In the second draft, I needed to win one of my first two matches so that I could draw into the second day. I ended up with a decent Black/Green deck, but luck was not on my side. A series of mono-color land draws left me 0-2. My hopes were dashed. I was 3-3, certainly out of the top 128, I thought. As it turns out, the other player who was 0-2 in that pod dropped out, so I received a bye to end up 4-3. The bye, combined with my early 2-0, then 3-1 start left me with excellent tiebreakers, but it was still looking unlikely that I would place in the top 128. When the last match of the 7th round was in, they did the final standings for day 1 and there I was: 125th place.

I’m still not sure whether to be happy or sad. I had gotten the extra Pro Tour point that I needed to qualify for Pro Tour – Venice, but I had once again failed to do well at the Pro Tour.
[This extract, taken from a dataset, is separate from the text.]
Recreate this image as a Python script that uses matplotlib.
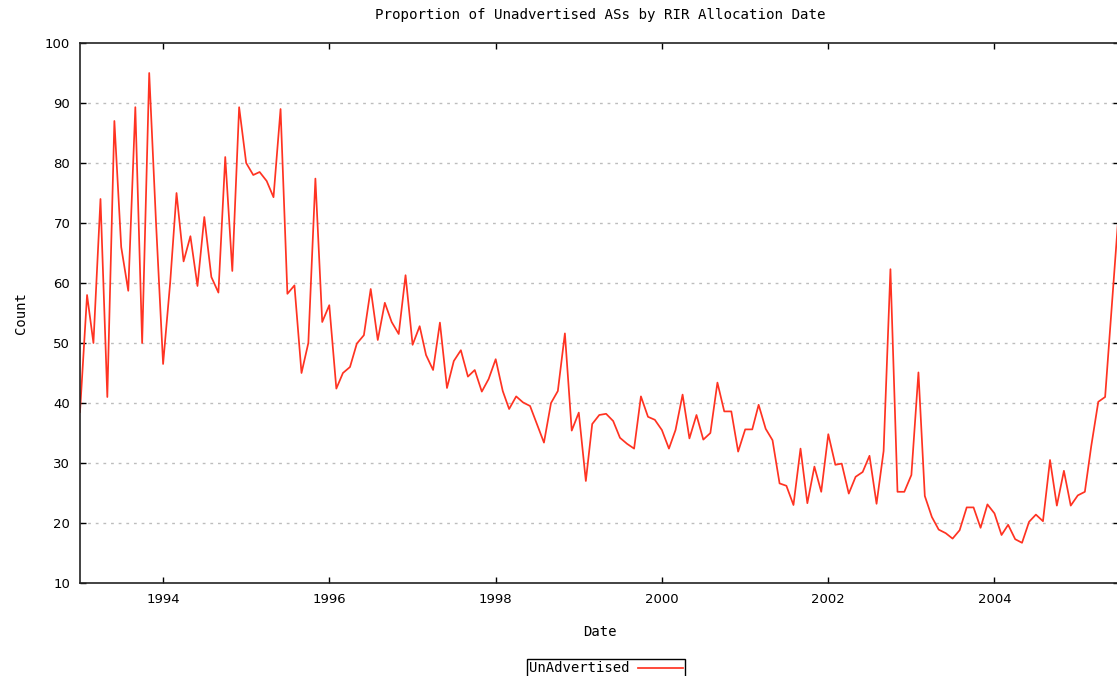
import matplotlib
matplotlib.use("Agg")
import matplotlib.pyplot as plt
import matplotlib.dates as mdates
import pandas as pd

# monthly counts, Jan 1993 .. Jul 2005
counts = [
    38.5, 58, 50, 74, 41, 87, 66, 58.7, 89.3, 50, 95, 70,
    46.5, 60, 75, 63.6, 67.8, 59.5, 71, 61, 58.4, 81, 62, 89.3,
    80, 78, 78.5, 77, 74.3, 89, 58.2, 59.6, 45, 50, 77.4, 53.5,
    56.3, 42.4, 45, 46, 49.9, 51.3, 59, 50.5, 56.7, 53.5, 51.5, 61.3,
    49.7, 52.8, 48, 45.5, 53.4, 42.5, 47, 48.8, 44.4, 45.5, 41.9, 44,
    47.3, 42, 39, 41.1, 40.1, 39.5, 36.5, 33.4, 40, 42, 51.6, 35.4,
    38.4, 27, 36.5, 38, 38.2, 37, 34.2, 33.2, 32.4, 41.1, 37.7, 37.2,
    35.5, 32.4, 35.5, 41.4, 34.1, 38, 33.9, 35, 43.4, 38.6, 38.6, 31.9,
    35.6, 35.6, 39.7, 35.7, 33.8, 26.6, 26.2, 23, 32.4, 23.3, 29.4, 25.2,
    34.8, 29.7, 29.9, 24.9, 27.7, 28.5, 31.2, 23.2, 32, 62.3, 25.2, 25.2,
    28, 45.1, 24.5, 21, 18.9, 18.3, 17.4, 18.8, 22.6, 22.6, 19.2, 23.1,
    21.6, 18, 19.7, 17.3, 16.7, 20.2, 21.4, 20.3, 30.5, 22.9, 28.7, 22.9,
    24.6, 25.2, 32.8, 40.2, 41, 57, 72.5,
]
dates = pd.date_range("1993-01-01", periods=len(counts), freq="MS")
y_ticks = list(range(10, 101, 10))

mono = "DejaVu Sans Mono"
red = "#ff3322"

fig = plt.figure(figsize=(11.17, 6.76), dpi=100)
ax = fig.add_axes([80 / 1117, 93 / 676, 1039 / 1117, 540 / 676])

ax.plot(dates, counts, color=red, lw=1.25, label="UnAdvertised")

ax.set_xlim(dates[0], dates[-1])
ax.set_ylim(10, 100)
ax.set_yticks(y_ticks)
ax.xaxis.set_major_locator(mdates.YearLocator(2))
ax.xaxis.set_major_formatter(mdates.DateFormatter("%Y"))

for yv in y_ticks[1:-1]:
    ax.axhline(yv, color="#bdbdbd", lw=1.0, ls=(0, (2, 3.5)), zorder=0)

ax.tick_params(direction="in", length=4.5, width=1.0, top=True, right=True,
               labelsize=9.5, colors="black", pad=7)
for s in ax.spines.values():
    s.set_linewidth(1.2)
    s.set_color("#222222")

ax.set_xlabel("Date", fontsize=10, family=mono, labelpad=14)
ax.set_ylabel("Count", fontsize=10, family=mono, labelpad=12)
fig.text(0.537, 0.978, "Proportion of Unadvertised ASs by RIR Allocation Date",
         ha="center", va="center", fontsize=10.2, family=mono)

leg = fig.legend(loc="upper center", bbox_to_anchor=(0.5425, 0.036),
                 bbox_transform=fig.transFigure, markerfirst=False,
                 fancybox=False, framealpha=1, edgecolor="black",
                 prop={"family": mono, "size": 10}, handlelength=3.2,
                 borderpad=0.2, handletextpad=0.6)
leg.get_frame().set_linewidth(1.0)

fig.savefig("out.png", dpi=100)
So here I am, qualified for Pro Tour – Venice with few of my good friends qualified. Jon Finkel won’t practice – of that I’m sure – and my success playtesting with Scott McCord and Mike Pustilnik at Neutral Ground is abysmal. At this point, I’m hoping to find a beatdown deck that will work, so at least I’ll have a bit of fun in Venice and I won’t have to play Astral Slide-on-Astral Slide mirror matches all day. I know its not the best attitude to have, but that’s really the only thing that’ll get me on a plane to Italy, besides my desire to experience the city of Venice for the first time.

To all those who thought I was down for the count, it hasn’t happened quite yet. I’m going to need one hell of a performance in Venice to qualify for PT-Yokohama, but anything’s possible, right?

Thanks again to everyone who has offered their encouragement and support. Playing on Magic: Online just might inspire me to do well again; so many people have seen me there and told me that they wish me luck and that they want to see me stay on the Pro Tour that it brings a smile to my face, which is quite an accomplishment if you know me very well at all.